| Stated problem |
Copy all of the material word for word, except for the pictures.

| Dataset extract |
[Start]

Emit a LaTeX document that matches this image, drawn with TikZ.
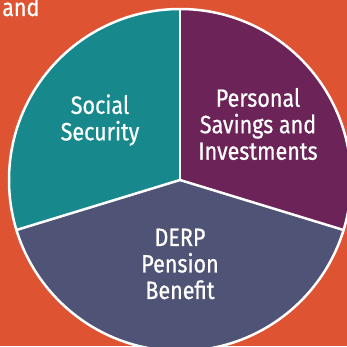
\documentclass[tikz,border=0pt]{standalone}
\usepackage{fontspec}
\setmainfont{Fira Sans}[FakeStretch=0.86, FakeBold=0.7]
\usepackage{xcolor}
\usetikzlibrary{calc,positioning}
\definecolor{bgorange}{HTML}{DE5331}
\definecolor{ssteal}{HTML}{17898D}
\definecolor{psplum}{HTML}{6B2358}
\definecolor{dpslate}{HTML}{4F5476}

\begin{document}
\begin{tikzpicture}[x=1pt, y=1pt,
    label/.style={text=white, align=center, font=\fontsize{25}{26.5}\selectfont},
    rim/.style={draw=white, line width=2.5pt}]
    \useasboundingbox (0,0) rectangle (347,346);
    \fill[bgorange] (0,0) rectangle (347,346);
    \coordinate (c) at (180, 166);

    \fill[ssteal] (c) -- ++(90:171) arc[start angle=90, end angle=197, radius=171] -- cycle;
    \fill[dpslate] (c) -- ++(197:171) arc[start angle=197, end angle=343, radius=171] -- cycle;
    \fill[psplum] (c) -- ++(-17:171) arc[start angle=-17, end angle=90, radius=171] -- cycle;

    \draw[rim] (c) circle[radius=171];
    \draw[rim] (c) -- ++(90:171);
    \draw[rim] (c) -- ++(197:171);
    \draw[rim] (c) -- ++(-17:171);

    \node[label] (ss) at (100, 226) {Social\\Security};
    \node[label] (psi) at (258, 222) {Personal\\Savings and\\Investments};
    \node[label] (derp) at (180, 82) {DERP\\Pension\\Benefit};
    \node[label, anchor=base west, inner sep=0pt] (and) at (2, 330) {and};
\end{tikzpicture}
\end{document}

[End]

| Solution |
Emit a LaTeX document that matches this image, drawn with TikZ.
\documentclass[tikz,border=0pt]{standalone}
\usepackage{fontspec}
\setmainfont{Fira Sans}[FakeStretch=0.86, FakeBold=0.7]
\usepackage{xcolor}
\usetikzlibrary{calc,positioning}
\definecolor{bgorange}{HTML}{DE5331}
\definecolor{ssteal}{HTML}{17898D}
\definecolor{psplum}{HTML}{6B2358}
\definecolor{dpslate}{HTML}{4F5476}

\begin{document}
\begin{tikzpicture}[x=1pt, y=1pt,
    label/.style={text=white, align=center, font=\fontsize{25}{26.5}\selectfont},
    rim/.style={draw=white, line width=2.5pt}]
    \useasboundingbox (0,0) rectangle (347,346);
    \fill[bgorange] (0,0) rectangle (347,346);
    \coordinate (c) at (180, 166);

    \fill[ssteal] (c) -- ++(90:171) arc[start angle=90, end angle=197, radius=171] -- cycle;
    \fill[dpslate] (c) -- ++(197:171) arc[start angle=197, end angle=343, radius=171] -- cycle;
    \fill[psplum] (c) -- ++(-17:171) arc[start angle=-17, end angle=90, radius=171] -- cycle;

    \draw[rim] (c) circle[radius=171];
    \draw[rim] (c) -- ++(90:171);
    \draw[rim] (c) -- ++(197:171);
    \draw[rim] (c) -- ++(-17:171);

    \node[label] (ss) at (100, 226) {Social\\Security};
    \node[label] (psi) at (258, 222) {Personal\\Savings and\\Investments};
    \node[label] (derp) at (180, 82) {DERP\\Pension\\Benefit};
    \node[label, anchor=base west, inner sep=0pt] (and) at (2, 330) {and};
\end{tikzpicture}
\end{document}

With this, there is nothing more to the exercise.